About 48 million Americans lack medical insurance. That’s poised to change next year when federal tax credits for insurance and expanded access to Medicaid become available to certain Americans under the Affordable Care Act.
But there’s a huge group left out -- the 11 million immigrants in the country illegally are currently barred from both programs.
One of those who is ineligible is 19-year-old Maria Diaz. She was born in Mexico and grew up in Arizona without papers. Her young life so far hasn’t involved many encounters with doctors.
“We didn’t have like extra money to just throw out if I broke something,” Diaz said. “So as a child I actually took precautions of trying not to hurt myself or get sick or break bones.”
Due to the Obama administration’s deferred action program for young immigrants, Diaz recently got a work permit and is now working.
But her new minimum wage job babysitting at a gym doesn’t come with benefits.
“At this point in my life I still don’t have health insurance or someone to go to if I don’t feel good,” Diaz said. “I would have to take a second thought about actually going anywhere because of how much it would cost.”
Unauthorized immigrants — including young immigrants who were brought as children and qualified for deferred action like Diaz — will be barred from buying insurance under the new health care exchanges that the Affordable Care Act will create next year.
Those immigrants are also barred from Medicaid. That program currently only accepts U.S. citizens, legal permanent resident who have had that status for more than five years, refugees and very specific categories of humanitarian immigration cases.
But could that change with immigration reform?
Florida Senator Marco Rubio, one of the so-called “Gang of Eight” senators drafting immigration reform legislation, told Rush Limbaugh earlier this year that federal health benefits could jeopardize a deal.
“If Obamacare is available to 11 million people, it blows a hole in our budget and makes this bill undoable,” Rubio said. “That's one of the major issues we're going to have to confront. “
Adding these immigrants under the Affordable Care Act would cost billions, and would mean expanding a program that many Republicans already want to repeal.

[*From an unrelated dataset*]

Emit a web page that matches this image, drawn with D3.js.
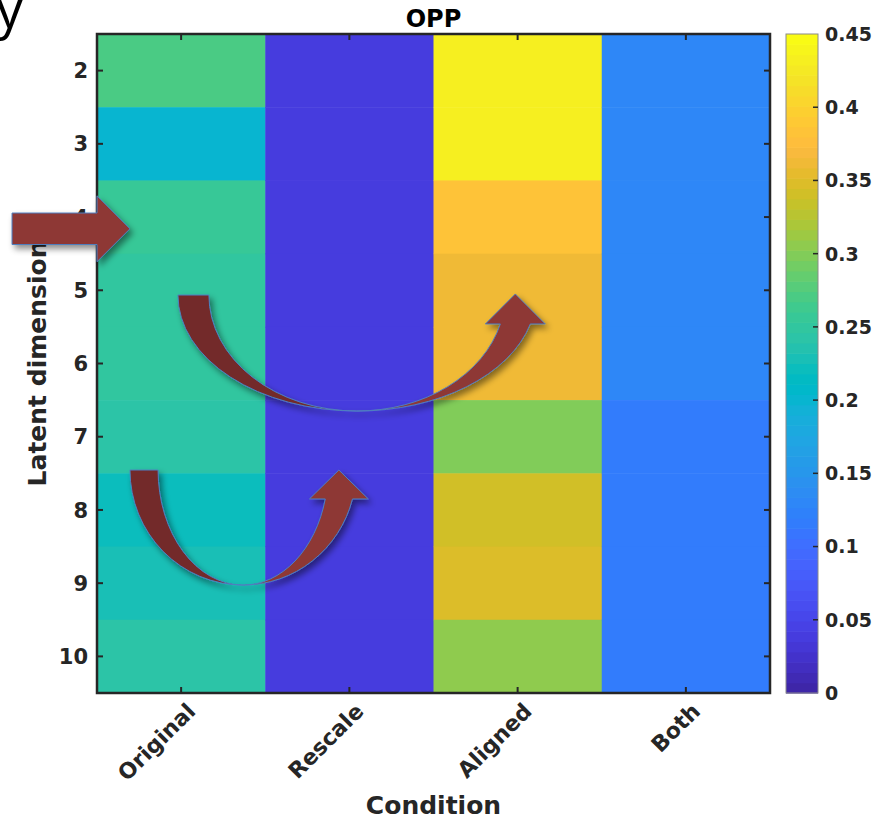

Forthcoming immigration reform proposals are expected to grant those here illegally some kind of provisional legal status which will require they wait several years, likely 10 to 15, for various federal health benefits. That path could be shorter for young immigrants like Diaz who were brought here illegally as children.
But there are also huge costs to leaving these immigrants uninsured for several years.

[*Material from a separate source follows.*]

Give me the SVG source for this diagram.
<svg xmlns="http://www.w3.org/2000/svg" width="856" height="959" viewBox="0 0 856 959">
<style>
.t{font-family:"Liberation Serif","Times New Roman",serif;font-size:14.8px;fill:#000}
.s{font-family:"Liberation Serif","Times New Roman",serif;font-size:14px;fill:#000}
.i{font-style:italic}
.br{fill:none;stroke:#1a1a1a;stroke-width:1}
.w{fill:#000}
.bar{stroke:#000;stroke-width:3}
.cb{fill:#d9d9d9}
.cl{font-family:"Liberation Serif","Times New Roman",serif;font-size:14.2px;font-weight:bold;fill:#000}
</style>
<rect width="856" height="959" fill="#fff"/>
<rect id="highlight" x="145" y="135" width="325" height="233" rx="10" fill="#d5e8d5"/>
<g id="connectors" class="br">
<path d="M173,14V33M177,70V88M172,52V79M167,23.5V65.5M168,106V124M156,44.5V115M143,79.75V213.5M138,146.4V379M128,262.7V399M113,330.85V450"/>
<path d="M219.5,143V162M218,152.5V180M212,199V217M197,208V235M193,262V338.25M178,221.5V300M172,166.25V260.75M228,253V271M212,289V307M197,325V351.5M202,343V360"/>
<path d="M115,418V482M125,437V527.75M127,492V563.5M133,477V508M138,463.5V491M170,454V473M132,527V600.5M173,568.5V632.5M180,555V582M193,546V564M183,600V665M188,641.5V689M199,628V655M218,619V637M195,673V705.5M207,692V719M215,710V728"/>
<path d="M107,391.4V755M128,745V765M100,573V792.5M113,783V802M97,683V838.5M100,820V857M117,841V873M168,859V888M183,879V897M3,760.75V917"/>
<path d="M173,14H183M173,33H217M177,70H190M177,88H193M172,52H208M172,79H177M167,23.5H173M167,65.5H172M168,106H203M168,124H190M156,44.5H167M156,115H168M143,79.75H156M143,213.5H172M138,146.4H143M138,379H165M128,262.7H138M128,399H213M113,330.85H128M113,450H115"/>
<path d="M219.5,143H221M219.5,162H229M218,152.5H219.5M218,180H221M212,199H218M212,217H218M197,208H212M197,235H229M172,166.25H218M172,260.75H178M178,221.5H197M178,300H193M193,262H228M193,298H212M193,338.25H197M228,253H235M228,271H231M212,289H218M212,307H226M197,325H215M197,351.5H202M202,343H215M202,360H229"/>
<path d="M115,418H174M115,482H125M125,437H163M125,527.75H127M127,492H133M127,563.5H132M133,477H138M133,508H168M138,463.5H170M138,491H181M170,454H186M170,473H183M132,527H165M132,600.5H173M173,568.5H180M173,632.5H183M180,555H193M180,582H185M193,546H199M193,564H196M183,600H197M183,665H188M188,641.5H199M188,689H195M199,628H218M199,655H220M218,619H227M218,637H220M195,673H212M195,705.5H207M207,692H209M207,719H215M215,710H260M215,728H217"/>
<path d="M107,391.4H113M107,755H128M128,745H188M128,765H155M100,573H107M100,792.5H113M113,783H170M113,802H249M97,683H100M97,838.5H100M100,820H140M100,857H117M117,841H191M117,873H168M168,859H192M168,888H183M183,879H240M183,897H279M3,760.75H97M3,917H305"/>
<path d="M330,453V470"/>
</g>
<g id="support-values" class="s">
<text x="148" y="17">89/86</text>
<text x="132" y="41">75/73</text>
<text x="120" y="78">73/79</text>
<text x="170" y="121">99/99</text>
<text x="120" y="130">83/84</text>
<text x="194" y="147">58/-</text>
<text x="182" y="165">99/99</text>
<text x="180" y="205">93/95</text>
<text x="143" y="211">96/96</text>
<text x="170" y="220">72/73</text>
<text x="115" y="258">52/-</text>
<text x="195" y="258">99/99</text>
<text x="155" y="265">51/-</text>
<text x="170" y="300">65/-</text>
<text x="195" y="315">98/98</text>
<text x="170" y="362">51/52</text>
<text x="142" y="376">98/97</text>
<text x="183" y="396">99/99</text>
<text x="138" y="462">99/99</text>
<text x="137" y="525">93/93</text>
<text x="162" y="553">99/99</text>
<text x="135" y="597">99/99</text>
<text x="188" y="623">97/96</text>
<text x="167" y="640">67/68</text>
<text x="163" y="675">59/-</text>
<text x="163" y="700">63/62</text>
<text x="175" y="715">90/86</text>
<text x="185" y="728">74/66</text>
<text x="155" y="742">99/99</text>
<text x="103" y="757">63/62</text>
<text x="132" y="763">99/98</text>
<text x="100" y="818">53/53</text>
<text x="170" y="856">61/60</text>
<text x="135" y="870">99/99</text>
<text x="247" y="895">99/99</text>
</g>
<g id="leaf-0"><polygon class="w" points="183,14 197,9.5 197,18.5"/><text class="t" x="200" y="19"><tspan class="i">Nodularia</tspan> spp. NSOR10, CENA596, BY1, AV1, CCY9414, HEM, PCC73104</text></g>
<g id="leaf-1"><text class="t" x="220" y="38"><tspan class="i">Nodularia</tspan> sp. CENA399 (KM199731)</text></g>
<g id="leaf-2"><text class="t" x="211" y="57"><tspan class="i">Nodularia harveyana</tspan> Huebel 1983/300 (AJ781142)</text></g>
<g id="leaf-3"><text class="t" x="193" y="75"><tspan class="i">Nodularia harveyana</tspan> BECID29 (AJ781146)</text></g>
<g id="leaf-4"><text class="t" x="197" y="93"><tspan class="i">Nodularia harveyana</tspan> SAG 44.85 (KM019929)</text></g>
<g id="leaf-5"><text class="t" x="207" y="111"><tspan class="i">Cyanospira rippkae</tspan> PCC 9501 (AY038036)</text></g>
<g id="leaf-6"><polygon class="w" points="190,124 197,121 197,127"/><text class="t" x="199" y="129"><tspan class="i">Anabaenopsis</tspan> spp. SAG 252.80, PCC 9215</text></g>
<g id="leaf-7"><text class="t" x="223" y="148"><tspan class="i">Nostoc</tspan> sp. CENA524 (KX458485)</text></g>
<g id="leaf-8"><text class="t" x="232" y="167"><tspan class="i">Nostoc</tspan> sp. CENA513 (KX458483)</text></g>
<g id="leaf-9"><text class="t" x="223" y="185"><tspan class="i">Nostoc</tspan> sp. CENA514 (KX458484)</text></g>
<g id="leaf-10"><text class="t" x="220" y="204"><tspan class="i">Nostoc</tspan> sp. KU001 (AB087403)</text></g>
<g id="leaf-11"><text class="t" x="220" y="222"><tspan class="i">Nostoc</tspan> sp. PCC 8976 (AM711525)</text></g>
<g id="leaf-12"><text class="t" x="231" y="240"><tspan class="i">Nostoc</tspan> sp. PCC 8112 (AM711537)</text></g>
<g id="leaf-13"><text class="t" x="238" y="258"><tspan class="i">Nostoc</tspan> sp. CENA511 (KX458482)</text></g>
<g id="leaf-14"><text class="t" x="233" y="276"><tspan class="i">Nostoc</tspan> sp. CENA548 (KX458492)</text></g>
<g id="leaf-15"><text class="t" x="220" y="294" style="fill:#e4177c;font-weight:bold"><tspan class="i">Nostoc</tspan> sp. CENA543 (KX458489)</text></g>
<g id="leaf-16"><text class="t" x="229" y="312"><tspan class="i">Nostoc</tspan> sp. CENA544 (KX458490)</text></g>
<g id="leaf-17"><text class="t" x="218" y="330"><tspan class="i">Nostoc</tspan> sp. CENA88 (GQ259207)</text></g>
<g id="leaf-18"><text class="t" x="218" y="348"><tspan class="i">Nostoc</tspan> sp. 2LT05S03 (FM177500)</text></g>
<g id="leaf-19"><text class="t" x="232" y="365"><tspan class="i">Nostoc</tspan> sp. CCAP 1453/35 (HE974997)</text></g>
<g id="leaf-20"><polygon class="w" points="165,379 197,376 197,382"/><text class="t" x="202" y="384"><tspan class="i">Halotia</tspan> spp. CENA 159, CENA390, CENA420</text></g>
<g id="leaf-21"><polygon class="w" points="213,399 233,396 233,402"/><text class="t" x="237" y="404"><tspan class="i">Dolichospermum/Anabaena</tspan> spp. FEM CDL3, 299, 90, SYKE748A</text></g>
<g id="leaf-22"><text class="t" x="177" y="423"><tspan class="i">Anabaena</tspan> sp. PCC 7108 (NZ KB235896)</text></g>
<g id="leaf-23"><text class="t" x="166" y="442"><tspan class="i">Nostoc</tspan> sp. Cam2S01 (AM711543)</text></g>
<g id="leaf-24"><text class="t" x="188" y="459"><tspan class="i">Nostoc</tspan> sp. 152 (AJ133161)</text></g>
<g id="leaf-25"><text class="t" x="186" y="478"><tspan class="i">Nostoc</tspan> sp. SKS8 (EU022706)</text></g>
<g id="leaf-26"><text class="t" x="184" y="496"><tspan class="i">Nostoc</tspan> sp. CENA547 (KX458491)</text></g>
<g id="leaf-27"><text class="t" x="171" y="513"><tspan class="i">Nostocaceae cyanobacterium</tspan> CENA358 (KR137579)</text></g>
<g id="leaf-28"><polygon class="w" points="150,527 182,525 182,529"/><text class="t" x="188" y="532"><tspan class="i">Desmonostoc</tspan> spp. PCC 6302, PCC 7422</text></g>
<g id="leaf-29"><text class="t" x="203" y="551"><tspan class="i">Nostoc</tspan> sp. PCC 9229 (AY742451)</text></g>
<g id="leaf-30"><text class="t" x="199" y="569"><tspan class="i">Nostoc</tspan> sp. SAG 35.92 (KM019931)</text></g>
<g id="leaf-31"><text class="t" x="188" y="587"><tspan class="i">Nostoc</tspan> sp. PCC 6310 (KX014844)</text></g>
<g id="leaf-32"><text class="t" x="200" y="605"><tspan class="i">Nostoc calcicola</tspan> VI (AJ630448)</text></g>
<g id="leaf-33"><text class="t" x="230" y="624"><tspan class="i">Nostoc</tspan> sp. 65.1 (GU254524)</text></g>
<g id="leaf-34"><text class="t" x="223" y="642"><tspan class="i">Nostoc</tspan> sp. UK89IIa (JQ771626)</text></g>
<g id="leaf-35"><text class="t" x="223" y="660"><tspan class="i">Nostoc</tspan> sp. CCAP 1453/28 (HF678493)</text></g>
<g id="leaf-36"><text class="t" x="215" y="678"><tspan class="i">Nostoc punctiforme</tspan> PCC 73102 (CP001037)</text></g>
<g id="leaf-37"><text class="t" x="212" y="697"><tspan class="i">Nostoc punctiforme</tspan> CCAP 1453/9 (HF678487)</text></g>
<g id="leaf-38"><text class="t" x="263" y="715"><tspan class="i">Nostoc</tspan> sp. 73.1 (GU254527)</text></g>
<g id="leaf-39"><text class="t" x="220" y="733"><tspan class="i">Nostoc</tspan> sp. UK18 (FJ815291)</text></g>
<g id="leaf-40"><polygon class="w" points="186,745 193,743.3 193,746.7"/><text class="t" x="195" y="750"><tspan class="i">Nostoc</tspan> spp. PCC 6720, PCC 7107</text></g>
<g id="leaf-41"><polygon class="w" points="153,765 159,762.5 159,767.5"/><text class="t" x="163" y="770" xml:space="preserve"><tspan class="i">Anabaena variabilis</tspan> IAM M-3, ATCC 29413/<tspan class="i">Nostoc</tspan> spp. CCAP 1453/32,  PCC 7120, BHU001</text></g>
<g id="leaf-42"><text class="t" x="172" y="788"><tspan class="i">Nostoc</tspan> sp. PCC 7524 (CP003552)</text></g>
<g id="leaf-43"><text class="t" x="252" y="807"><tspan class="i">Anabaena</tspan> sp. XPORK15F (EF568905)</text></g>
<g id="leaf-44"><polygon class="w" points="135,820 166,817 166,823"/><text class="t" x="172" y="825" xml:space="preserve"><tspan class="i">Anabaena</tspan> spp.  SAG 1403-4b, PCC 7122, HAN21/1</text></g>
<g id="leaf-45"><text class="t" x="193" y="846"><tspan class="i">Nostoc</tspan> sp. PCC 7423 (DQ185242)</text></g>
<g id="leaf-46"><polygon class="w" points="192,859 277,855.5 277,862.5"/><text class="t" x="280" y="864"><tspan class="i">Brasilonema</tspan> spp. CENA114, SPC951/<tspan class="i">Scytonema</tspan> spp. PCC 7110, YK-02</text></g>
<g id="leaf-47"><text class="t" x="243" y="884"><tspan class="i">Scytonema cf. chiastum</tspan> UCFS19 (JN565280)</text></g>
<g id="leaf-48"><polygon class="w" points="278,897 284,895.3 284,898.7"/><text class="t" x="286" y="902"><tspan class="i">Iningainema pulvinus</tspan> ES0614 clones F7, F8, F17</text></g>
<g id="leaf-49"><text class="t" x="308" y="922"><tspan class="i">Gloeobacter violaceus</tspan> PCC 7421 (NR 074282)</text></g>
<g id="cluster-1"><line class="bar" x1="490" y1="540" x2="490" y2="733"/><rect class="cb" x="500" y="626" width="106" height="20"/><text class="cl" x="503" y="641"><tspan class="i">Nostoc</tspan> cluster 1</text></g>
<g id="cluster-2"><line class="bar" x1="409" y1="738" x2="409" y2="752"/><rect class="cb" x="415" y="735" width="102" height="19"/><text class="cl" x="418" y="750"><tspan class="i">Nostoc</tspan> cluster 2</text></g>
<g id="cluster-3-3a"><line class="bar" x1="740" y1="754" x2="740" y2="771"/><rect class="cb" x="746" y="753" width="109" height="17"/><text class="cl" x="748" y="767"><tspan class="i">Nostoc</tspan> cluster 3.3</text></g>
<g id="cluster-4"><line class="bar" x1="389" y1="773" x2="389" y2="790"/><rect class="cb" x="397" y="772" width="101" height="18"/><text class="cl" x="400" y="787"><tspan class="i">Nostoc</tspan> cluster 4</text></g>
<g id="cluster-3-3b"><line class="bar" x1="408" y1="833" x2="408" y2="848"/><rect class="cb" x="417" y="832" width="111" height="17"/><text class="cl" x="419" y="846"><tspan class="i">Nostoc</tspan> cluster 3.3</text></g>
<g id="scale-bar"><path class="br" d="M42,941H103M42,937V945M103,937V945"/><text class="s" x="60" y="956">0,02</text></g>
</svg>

“Since all of us now are required to pay for insurance under the Affordable Care Act, it is better for us to have immigrants in the pool,” said Sonal Ambegaokar of the National Immigration Law Center.
“Because if there are more people in the pool, especially those who are younger and healthier, which immigrants generally are, then our individual premium costs will go down.”
Ambegaokar said insuring these immigrants would help reduce expensive emergency room visits, which shifts the cost to the state and local level.
It’s worth mentioning that not every immigrant in the country illegally and awaiting immigration reform is uninsured. An estimated 40 percent actually have health insurance -- most of them through their jobs, according to the Migration Policy Institute.
The rest though, in the absence of federal benefits, will likely rely on safety net health providers.
One such place is the Wesley Community and Health Center in South Central Phoenix that serves low income patients.
“Our insured patients total 12 percent of our patient population, so that means 88 percent of our patients are uninsured,” said Betty Mathis, who runs the center.
These kinds of clinics all over the country are bracing for increased demand next year as more low-income people qualify for Medicaid and start using medical services
But they will also be one of the only options for the uninsured.
Randy Capps with the Migration Policy Institute says these safety net providers might be overwhelmed, especially in states with a high immigrant population.
“The currently unauthorized population — and that is the population that would legalize under immigration reform — is heavily concentrated in the Southwest,” Capps said. “So those states are most at risk for pressure on their safety net health care systems.”
Arizona, Nevada, California and Texas have the highest share of uninsured, poor adults who won't get Medicaid because of immigration status, according to estimates by the Robert Wood Johnson Foundation.
Adding to the strain, hospitals, the ultimate safety net, will be receiving fewer federal dollars to treat uninsured patients.
But there is a potential fix, according to Capps.
“The last legalization law, way back in 1986, provided state grants to help cover health care costs for legalizing immigrants,” Capps said. “These kinds of grants are being discussed again in immigration reform.”
Maria Diaz, the uninsured 19-year-old, questioned the long-term savings of leaving people out of the Affordable Care Act who are on a path to remaining in the country permanently.
“Maybe once they are documented, their health conditions have increased to the extent that once they are a citizen or a resident, you have to pay even more for those problems,” Diaz said.